Hyundai is offering car buyers a guarantee that should the buyer lose his job he can return the car within a year and be relieved of further obligation under his lease (or some thing like that – check with a Hyundai dealer if you’re interested). Toll Brothers offers something similar: lose your job and they’ll pay your mortgage for 6 months. The object of these offers, of course, is to try to reduce a consumer’s doubt and uncertainty about the future.
Which might work. I know several spec builders here in Greenwich who are trying the same sort of thing. Worried that if you buy their house now you’ll lose when its price drops 40% in the next few years? Fret not, they say, we’ll guarantee to buy back the house in 5 years for what you paid for it. I’m interested, sort of, but so far as I could tell they hadn’t exactly fleshed out the details of their promise like, what backs it up? One builder assured me that there was no need for a bond or any thing like that because “of course the market will recover – no way will anyone be willing to sell this back to me in five years because it will be worth so much more.” That’s nice but I’m not sold.

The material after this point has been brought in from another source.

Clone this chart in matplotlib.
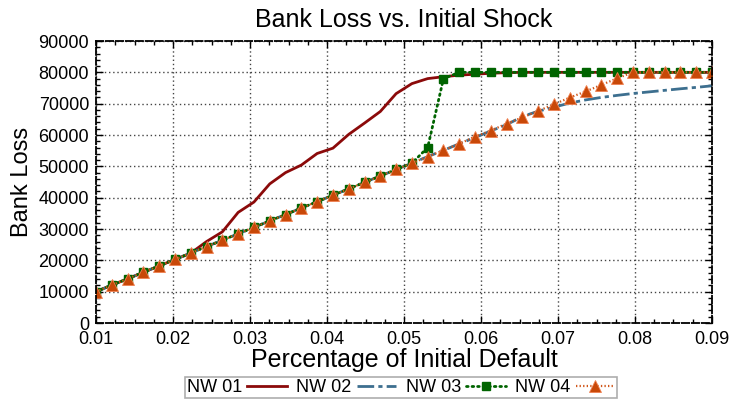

The personal promise of a builder isn’t going to keep me asleep at night – not when there’s no money available for him to borrow to buy out my customer. And as for bonds, aren’t most of them sold through AIG? That company may not be in business in five weeks, let alone five years. I suppose a builder could come up with some iron-clad guarantee that might work but I’m still dubious about buying his house at his inflated price. Even if my customer were to break even, I think he’d do better buying a new spec house at a hugely discounted price, perhaps from a bank. That way, if the market does continue to fall, he’ll have already secured his protection and if by some miracle prices rise the appreciation will belong to him, not the builder.